— START OF Supplied entries —

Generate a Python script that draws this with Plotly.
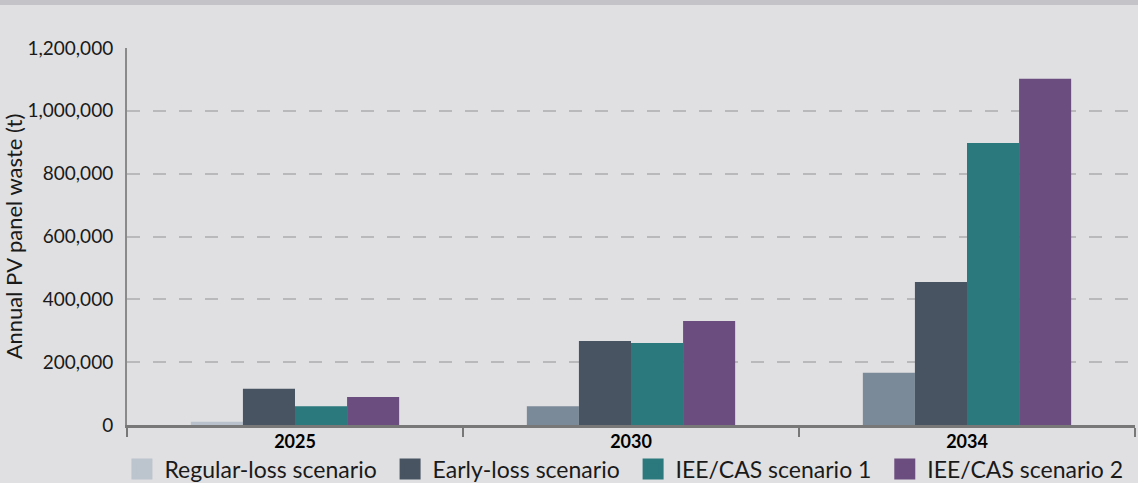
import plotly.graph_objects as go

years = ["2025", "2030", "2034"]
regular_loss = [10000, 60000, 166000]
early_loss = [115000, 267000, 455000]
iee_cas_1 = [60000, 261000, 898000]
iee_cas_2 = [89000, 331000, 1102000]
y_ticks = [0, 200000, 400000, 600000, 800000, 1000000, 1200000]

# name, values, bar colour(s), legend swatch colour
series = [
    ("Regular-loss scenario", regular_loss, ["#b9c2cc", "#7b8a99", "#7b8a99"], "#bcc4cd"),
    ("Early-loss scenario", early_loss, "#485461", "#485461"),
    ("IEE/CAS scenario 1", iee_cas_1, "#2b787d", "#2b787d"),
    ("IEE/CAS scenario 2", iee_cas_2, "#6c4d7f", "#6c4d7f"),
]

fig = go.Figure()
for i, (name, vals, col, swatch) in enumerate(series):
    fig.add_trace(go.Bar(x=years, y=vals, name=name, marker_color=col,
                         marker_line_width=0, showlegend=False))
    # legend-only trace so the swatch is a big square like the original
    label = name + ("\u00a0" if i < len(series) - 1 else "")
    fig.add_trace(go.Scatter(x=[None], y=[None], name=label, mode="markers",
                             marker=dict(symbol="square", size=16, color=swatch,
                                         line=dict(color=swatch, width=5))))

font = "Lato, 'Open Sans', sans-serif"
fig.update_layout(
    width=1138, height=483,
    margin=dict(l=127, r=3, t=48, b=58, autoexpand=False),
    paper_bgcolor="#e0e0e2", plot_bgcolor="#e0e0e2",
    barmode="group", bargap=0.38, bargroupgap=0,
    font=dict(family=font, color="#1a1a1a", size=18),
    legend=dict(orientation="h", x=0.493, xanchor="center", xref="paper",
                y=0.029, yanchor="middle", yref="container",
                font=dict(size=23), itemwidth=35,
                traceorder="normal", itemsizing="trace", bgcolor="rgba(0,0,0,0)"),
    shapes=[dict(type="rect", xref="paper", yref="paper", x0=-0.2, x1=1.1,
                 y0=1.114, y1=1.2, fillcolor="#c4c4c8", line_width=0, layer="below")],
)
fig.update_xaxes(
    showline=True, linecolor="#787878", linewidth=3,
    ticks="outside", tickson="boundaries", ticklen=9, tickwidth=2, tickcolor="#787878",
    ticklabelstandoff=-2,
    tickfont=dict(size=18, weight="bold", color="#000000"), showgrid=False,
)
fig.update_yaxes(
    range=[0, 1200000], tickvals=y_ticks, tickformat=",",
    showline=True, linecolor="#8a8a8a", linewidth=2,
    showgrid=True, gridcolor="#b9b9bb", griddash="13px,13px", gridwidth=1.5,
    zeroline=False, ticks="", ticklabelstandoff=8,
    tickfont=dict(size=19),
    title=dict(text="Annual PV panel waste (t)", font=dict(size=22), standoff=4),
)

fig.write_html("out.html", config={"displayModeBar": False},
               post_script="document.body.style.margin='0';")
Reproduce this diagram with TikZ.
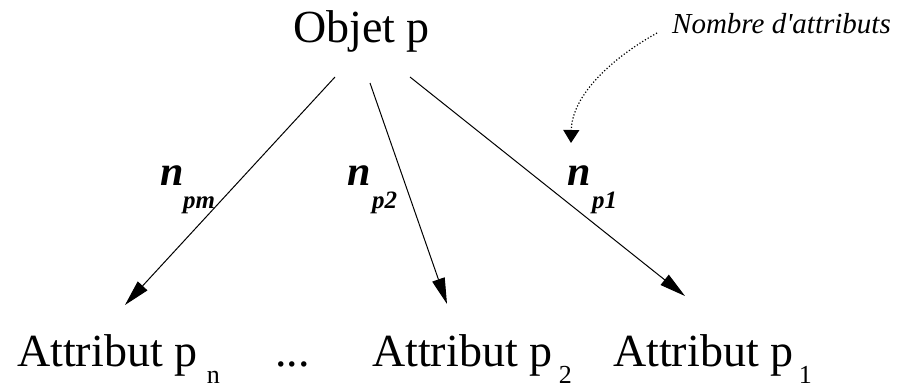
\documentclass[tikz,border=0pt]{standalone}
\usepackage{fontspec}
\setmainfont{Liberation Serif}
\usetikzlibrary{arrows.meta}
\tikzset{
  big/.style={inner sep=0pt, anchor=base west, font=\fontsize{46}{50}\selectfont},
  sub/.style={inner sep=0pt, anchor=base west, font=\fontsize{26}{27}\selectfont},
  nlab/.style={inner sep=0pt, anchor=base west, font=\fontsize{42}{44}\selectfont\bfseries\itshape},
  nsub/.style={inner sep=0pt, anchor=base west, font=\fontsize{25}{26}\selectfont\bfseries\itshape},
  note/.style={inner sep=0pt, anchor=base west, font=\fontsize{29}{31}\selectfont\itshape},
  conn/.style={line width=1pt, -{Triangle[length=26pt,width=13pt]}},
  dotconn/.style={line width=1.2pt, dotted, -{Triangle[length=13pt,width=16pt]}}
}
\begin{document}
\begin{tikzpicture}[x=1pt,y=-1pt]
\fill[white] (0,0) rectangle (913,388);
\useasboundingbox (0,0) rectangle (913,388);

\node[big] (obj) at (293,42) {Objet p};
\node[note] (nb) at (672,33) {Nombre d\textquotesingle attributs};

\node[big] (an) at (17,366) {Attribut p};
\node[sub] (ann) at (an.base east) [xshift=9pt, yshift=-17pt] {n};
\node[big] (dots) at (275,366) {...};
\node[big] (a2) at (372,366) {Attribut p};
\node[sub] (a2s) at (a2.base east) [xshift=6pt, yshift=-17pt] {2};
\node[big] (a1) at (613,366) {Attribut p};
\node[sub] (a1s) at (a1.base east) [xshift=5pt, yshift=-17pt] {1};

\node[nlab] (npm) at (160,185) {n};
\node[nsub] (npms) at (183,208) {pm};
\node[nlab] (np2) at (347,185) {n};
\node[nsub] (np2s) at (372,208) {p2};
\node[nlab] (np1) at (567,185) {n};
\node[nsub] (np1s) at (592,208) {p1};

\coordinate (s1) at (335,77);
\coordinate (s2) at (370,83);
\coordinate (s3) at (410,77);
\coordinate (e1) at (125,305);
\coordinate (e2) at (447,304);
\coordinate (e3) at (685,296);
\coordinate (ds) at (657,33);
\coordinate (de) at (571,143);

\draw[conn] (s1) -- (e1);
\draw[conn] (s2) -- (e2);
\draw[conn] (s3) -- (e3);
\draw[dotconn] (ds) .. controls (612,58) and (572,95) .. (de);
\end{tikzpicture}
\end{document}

— END OF Supplied entries —

**Direction:** Print the complete listing exactly as it stands, without its pictures.

**Full answer:**
Generate a Python script that draws this with Plotly.
import plotly.graph_objects as go

years = ["2025", "2030", "2034"]
regular_loss = [10000, 60000, 166000]
early_loss = [115000, 267000, 455000]
iee_cas_1 = [60000, 261000, 898000]
iee_cas_2 = [89000, 331000, 1102000]
y_ticks = [0, 200000, 400000, 600000, 800000, 1000000, 1200000]

# name, values, bar colour(s), legend swatch colour
series = [
    ("Regular-loss scenario", regular_loss, ["#b9c2cc", "#7b8a99", "#7b8a99"], "#bcc4cd"),
    ("Early-loss scenario", early_loss, "#485461", "#485461"),
    ("IEE/CAS scenario 1", iee_cas_1, "#2b787d", "#2b787d"),
    ("IEE/CAS scenario 2", iee_cas_2, "#6c4d7f", "#6c4d7f"),
]

fig = go.Figure()
for i, (name, vals, col, swatch) in enumerate(series):
    fig.add_trace(go.Bar(x=years, y=vals, name=name, marker_color=col,
                         marker_line_width=0, showlegend=False))
    # legend-only trace so the swatch is a big square like the original
    label = name + ("\u00a0" if i < len(series) - 1 else "")
    fig.add_trace(go.Scatter(x=[None], y=[None], name=label, mode="markers",
                             marker=dict(symbol="square", size=16, color=swatch,
                                         line=dict(color=swatch, width=5))))

font = "Lato, 'Open Sans', sans-serif"
fig.update_layout(
    width=1138, height=483,
    margin=dict(l=127, r=3, t=48, b=58, autoexpand=False),
    paper_bgcolor="#e0e0e2", plot_bgcolor="#e0e0e2",
    barmode="group", bargap=0.38, bargroupgap=0,
    font=dict(family=font, color="#1a1a1a", size=18),
    legend=dict(orientation="h", x=0.493, xanchor="center", xref="paper",
                y=0.029, yanchor="middle", yref="container",
                font=dict(size=23), itemwidth=35,
                traceorder="normal", itemsizing="trace", bgcolor="rgba(0,0,0,0)"),
    shapes=[dict(type="rect", xref="paper", yref="paper", x0=-0.2, x1=1.1,
                 y0=1.114, y1=1.2, fillcolor="#c4c4c8", line_width=0, layer="below")],
)
fig.update_xaxes(
    showline=True, linecolor="#787878", linewidth=3,
    ticks="outside", tickson="boundaries", ticklen=9, tickwidth=2, tickcolor="#787878",
    ticklabelstandoff=-2,
    tickfont=dict(size=18, weight="bold", color="#000000"), showgrid=False,
)
fig.update_yaxes(
    range=[0, 1200000], tickvals=y_ticks, tickformat=",",
    showline=True, linecolor="#8a8a8a", linewidth=2,
    showgrid=True, gridcolor="#b9b9bb", griddash="13px,13px", gridwidth=1.5,
    zeroline=False, ticks="", ticklabelstandoff=8,
    tickfont=dict(size=19),
    title=dict(text="Annual PV panel waste (t)", font=dict(size=22), standoff=4),
)

fig.write_html("out.html", config={"displayModeBar": False},
               post_script="document.body.style.margin='0';")
Reproduce this diagram with TikZ.
\documentclass[tikz,border=0pt]{standalone}
\usepackage{fontspec}
\setmainfont{Liberation Serif}
\usetikzlibrary{arrows.meta}
\tikzset{
  big/.style={inner sep=0pt, anchor=base west, font=\fontsize{46}{50}\selectfont},
  sub/.style={inner sep=0pt, anchor=base west, font=\fontsize{26}{27}\selectfont},
  nlab/.style={inner sep=0pt, anchor=base west, font=\fontsize{42}{44}\selectfont\bfseries\itshape},
  nsub/.style={inner sep=0pt, anchor=base west, font=\fontsize{25}{26}\selectfont\bfseries\itshape},
  note/.style={inner sep=0pt, anchor=base west, font=\fontsize{29}{31}\selectfont\itshape},
  conn/.style={line width=1pt, -{Triangle[length=26pt,width=13pt]}},
  dotconn/.style={line width=1.2pt, dotted, -{Triangle[length=13pt,width=16pt]}}
}
\begin{document}
\begin{tikzpicture}[x=1pt,y=-1pt]
\fill[white] (0,0) rectangle (913,388);
\useasboundingbox (0,0) rectangle (913,388);

\node[big] (obj) at (293,42) {Objet p};
\node[note] (nb) at (672,33) {Nombre d\textquotesingle attributs};

\node[big] (an) at (17,366) {Attribut p};
\node[sub] (ann) at (an.base east) [xshift=9pt, yshift=-17pt] {n};
\node[big] (dots) at (275,366) {...};
\node[big] (a2) at (372,366) {Attribut p};
\node[sub] (a2s) at (a2.base east) [xshift=6pt, yshift=-17pt] {2};
\node[big] (a1) at (613,366) {Attribut p};
\node[sub] (a1s) at (a1.base east) [xshift=5pt, yshift=-17pt] {1};

\node[nlab] (npm) at (160,185) {n};
\node[nsub] (npms) at (183,208) {pm};
\node[nlab] (np2) at (347,185) {n};
\node[nsub] (np2s) at (372,208) {p2};
\node[nlab] (np1) at (567,185) {n};
\node[nsub] (np1s) at (592,208) {p1};

\coordinate (s1) at (335,77);
\coordinate (s2) at (370,83);
\coordinate (s3) at (410,77);
\coordinate (e1) at (125,305);
\coordinate (e2) at (447,304);
\coordinate (e3) at (685,296);
\coordinate (ds) at (657,33);
\coordinate (de) at (571,143);

\draw[conn] (s1) -- (e1);
\draw[conn] (s2) -- (e2);
\draw[conn] (s3) -- (e3);
\draw[dotconn] (ds) .. controls (612,58) and (572,95) .. (de);
\end{tikzpicture}
\end{document}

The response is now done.